— start —

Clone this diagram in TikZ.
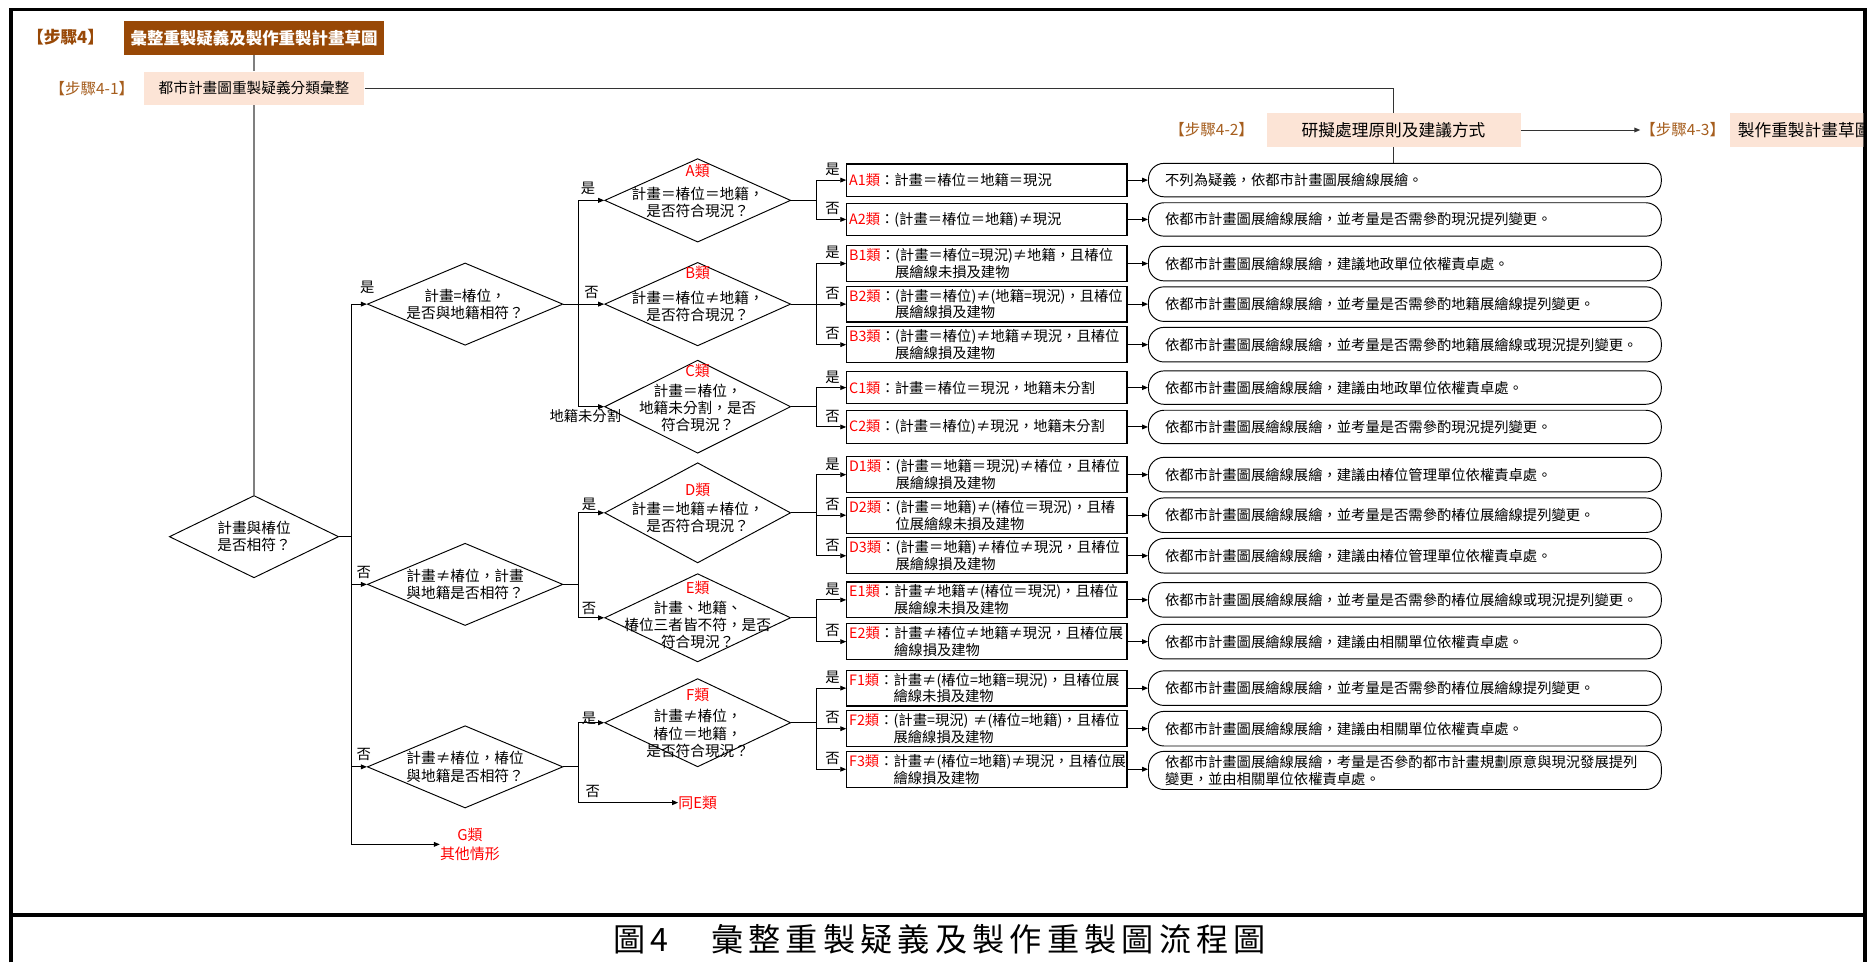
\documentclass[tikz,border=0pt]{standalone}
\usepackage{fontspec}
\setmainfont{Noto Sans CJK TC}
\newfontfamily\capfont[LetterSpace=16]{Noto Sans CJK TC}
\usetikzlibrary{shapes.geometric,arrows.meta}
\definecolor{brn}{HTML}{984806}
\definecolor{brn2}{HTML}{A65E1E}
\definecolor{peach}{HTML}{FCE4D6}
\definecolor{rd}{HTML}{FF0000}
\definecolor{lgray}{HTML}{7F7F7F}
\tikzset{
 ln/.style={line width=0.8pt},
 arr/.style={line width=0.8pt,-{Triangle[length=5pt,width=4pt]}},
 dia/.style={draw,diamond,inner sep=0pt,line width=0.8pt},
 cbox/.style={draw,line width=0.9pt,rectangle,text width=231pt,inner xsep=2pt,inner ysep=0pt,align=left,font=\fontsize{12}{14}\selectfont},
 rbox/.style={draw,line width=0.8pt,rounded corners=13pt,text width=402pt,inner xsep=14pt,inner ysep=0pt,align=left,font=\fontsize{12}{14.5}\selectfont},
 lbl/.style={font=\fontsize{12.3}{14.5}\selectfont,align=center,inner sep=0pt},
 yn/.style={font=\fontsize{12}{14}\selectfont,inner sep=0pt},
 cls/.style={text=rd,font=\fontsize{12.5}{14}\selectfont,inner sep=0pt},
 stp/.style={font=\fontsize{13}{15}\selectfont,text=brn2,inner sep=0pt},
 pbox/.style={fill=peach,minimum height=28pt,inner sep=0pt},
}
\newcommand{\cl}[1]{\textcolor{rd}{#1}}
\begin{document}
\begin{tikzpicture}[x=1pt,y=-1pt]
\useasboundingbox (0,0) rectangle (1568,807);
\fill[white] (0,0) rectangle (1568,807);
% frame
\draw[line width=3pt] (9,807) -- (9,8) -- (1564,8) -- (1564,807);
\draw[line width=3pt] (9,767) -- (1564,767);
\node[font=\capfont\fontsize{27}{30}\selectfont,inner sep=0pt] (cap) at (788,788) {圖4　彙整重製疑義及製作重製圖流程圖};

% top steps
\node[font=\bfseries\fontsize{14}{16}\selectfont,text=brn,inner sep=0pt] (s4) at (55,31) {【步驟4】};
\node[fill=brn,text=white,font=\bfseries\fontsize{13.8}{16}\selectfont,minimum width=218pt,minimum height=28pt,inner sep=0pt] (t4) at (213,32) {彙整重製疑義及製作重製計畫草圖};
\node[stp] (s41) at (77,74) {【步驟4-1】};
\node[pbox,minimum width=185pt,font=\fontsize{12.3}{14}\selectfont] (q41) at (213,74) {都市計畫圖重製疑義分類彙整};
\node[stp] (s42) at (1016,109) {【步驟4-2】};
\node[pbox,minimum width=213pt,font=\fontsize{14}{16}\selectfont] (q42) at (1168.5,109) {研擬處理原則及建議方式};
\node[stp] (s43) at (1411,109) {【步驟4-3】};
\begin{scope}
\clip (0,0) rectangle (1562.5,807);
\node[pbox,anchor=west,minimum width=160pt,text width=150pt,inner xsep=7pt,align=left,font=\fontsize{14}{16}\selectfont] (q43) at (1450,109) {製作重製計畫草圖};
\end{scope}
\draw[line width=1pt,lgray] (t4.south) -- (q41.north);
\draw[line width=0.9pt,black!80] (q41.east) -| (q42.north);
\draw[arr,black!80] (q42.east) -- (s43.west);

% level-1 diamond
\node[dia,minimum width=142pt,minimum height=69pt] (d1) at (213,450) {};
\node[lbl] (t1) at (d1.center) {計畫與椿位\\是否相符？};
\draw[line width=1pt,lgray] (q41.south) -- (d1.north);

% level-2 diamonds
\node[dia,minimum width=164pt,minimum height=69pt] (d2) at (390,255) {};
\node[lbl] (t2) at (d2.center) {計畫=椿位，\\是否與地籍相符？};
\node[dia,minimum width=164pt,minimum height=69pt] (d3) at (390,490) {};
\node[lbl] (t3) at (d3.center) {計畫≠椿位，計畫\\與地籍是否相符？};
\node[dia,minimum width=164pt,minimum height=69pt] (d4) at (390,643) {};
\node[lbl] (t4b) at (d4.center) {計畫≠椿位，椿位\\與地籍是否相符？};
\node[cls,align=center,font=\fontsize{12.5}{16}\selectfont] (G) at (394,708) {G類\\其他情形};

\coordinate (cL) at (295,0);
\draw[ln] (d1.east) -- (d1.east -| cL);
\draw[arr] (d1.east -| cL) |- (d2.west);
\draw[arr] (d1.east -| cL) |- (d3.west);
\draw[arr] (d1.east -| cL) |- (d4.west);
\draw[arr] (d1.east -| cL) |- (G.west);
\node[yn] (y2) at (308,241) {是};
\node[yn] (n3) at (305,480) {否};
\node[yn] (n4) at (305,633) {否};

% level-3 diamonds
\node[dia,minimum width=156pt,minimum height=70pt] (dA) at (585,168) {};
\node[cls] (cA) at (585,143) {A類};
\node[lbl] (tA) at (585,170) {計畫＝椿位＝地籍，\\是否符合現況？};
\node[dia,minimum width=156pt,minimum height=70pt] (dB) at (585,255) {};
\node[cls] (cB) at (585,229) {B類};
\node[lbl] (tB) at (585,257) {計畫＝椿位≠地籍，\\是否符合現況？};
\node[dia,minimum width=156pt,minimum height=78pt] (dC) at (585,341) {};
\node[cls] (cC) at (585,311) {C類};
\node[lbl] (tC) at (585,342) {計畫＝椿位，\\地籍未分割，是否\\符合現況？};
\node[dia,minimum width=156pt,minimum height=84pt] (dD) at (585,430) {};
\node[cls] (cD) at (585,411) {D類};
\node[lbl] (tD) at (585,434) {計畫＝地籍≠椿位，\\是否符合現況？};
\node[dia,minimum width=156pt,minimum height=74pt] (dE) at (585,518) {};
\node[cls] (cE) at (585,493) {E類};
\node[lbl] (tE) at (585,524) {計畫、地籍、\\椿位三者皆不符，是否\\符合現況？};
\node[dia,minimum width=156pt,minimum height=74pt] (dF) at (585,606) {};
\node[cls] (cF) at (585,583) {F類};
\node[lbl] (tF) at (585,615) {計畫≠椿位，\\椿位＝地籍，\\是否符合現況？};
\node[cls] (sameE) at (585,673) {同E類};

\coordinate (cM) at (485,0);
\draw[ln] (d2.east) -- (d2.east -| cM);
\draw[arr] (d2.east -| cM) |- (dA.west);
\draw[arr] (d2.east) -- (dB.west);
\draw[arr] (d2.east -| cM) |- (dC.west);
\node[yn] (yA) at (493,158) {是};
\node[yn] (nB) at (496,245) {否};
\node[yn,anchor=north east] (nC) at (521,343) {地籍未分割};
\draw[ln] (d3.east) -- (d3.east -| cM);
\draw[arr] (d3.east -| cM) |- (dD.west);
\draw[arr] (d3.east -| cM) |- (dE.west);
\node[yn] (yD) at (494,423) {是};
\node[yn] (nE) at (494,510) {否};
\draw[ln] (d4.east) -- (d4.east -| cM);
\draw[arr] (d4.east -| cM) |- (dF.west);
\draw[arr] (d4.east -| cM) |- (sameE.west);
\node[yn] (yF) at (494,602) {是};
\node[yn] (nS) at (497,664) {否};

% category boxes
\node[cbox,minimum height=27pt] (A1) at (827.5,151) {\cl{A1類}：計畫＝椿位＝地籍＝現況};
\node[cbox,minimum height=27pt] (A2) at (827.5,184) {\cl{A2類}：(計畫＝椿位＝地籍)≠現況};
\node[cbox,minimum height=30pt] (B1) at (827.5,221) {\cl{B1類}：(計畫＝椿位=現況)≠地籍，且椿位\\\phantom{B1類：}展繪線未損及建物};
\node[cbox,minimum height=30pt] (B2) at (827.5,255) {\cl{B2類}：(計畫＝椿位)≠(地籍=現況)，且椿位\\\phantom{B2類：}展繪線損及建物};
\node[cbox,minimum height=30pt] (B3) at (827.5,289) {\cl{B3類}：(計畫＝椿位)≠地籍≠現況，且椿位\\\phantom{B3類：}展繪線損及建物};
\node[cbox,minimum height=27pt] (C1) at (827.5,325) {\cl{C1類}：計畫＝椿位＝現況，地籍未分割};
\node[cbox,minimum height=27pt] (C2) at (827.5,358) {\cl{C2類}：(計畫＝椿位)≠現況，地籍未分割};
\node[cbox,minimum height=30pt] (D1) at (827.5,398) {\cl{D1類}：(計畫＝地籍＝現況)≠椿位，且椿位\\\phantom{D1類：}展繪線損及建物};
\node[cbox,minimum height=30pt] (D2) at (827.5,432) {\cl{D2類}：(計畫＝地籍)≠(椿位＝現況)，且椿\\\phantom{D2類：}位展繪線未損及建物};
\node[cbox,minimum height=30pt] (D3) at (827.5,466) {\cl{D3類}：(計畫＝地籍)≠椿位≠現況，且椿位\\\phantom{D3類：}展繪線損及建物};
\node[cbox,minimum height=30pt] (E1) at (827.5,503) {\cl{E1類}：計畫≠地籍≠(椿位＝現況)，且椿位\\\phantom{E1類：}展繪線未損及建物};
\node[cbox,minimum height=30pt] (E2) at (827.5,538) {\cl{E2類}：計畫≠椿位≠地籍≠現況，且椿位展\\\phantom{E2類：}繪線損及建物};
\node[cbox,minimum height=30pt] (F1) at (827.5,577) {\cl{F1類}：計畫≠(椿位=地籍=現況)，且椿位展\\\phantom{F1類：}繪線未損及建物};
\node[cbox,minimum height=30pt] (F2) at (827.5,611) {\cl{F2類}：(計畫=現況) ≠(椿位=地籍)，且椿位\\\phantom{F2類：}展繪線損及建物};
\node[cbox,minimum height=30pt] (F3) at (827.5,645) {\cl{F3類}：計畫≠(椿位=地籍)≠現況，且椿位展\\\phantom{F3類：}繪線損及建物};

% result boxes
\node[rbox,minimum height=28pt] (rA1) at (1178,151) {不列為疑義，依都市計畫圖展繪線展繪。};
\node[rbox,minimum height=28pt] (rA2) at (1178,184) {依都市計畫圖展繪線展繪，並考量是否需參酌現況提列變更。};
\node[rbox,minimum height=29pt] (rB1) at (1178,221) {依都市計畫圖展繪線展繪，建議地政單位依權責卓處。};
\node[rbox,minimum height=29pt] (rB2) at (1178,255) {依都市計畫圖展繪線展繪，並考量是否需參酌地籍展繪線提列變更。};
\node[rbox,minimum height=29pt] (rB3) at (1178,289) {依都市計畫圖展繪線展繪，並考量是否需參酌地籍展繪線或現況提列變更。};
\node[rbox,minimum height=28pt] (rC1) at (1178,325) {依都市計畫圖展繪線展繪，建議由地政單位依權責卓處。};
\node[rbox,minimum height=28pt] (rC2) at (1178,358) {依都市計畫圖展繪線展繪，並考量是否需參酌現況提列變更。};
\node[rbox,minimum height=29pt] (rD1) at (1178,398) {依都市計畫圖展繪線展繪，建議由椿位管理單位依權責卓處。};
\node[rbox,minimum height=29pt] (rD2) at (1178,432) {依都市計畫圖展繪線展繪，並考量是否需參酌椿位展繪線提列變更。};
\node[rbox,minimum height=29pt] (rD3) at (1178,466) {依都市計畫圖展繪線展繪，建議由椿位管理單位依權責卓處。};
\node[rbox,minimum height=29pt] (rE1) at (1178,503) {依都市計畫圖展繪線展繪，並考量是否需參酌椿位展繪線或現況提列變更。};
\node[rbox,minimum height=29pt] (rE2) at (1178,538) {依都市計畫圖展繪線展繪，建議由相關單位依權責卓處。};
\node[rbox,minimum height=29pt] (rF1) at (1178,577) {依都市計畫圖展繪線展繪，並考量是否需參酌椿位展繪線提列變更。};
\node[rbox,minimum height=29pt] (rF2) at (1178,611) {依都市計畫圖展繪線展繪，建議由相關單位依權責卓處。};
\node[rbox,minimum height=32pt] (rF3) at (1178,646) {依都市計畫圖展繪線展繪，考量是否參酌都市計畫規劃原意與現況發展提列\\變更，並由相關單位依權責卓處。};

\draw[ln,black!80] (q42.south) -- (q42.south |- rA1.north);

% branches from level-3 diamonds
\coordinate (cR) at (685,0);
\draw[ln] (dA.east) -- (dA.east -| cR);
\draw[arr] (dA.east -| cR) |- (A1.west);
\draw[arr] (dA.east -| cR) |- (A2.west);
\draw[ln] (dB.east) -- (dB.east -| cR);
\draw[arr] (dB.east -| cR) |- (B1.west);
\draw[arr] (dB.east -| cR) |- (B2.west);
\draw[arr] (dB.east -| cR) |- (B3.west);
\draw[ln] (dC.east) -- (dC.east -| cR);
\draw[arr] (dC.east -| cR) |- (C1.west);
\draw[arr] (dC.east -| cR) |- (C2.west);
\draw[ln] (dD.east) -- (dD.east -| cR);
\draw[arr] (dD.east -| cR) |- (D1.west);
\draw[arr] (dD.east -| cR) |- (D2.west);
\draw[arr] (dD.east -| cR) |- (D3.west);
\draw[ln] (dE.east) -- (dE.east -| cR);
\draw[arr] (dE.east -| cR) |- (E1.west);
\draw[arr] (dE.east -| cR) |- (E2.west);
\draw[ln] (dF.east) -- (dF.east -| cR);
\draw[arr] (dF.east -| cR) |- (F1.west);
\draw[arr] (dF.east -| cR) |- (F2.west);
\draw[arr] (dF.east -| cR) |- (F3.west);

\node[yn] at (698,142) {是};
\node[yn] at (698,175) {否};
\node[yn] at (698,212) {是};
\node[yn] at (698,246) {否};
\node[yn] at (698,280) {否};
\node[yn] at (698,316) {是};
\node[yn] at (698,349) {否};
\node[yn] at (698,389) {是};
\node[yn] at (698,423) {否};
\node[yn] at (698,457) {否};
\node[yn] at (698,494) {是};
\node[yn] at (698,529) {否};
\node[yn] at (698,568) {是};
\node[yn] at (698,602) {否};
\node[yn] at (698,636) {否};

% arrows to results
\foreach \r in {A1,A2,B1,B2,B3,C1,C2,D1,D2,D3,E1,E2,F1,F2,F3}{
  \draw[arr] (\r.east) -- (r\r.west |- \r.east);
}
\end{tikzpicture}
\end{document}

— end —

▶ _What you have to do_: Skip every picture and return the lines above from the top through the one that contains "sep=0pt] (cap) at".

▶ _Solution_:
Clone this diagram in TikZ.
\documentclass[tikz,border=0pt]{standalone}
\usepackage{fontspec}
\setmainfont{Noto Sans CJK TC}
\newfontfamily\capfont[LetterSpace=16]{Noto Sans CJK TC}
\usetikzlibrary{shapes.geometric,arrows.meta}
\definecolor{brn}{HTML}{984806}
\definecolor{brn2}{HTML}{A65E1E}
\definecolor{peach}{HTML}{FCE4D6}
\definecolor{rd}{HTML}{FF0000}
\definecolor{lgray}{HTML}{7F7F7F}
\tikzset{
 ln/.style={line width=0.8pt},
 arr/.style={line width=0.8pt,-{Triangle[length=5pt,width=4pt]}},
 dia/.style={draw,diamond,inner sep=0pt,line width=0.8pt},
 cbox/.style={draw,line width=0.9pt,rectangle,text width=231pt,inner xsep=2pt,inner ysep=0pt,align=left,font=\fontsize{12}{14}\selectfont},
 rbox/.style={draw,line width=0.8pt,rounded corners=13pt,text width=402pt,inner xsep=14pt,inner ysep=0pt,align=left,font=\fontsize{12}{14.5}\selectfont},
 lbl/.style={font=\fontsize{12.3}{14.5}\selectfont,align=center,inner sep=0pt},
 yn/.style={font=\fontsize{12}{14}\selectfont,inner sep=0pt},
 cls/.style={text=rd,font=\fontsize{12.5}{14}\selectfont,inner sep=0pt},
 stp/.style={font=\fontsize{13}{15}\selectfont,text=brn2,inner sep=0pt},
 pbox/.style={fill=peach,minimum height=28pt,inner sep=0pt},
}
\newcommand{\cl}[1]{\textcolor{rd}{#1}}
\begin{document}
\begin{tikzpicture}[x=1pt,y=-1pt]
\useasboundingbox (0,0) rectangle (1568,807);
\fill[white] (0,0) rectangle (1568,807);
% frame
\draw[line width=3pt] (9,807) -- (9,8) -- (1564,8) -- (1564,807);
\draw[line width=3pt] (9,767) -- (1564,767);
\node[font=\capfont\fontsize{27}{30}\selectfont,inner sep=0pt] (cap) at (788,788) {圖4　彙整重製疑義及製作重製圖流程圖};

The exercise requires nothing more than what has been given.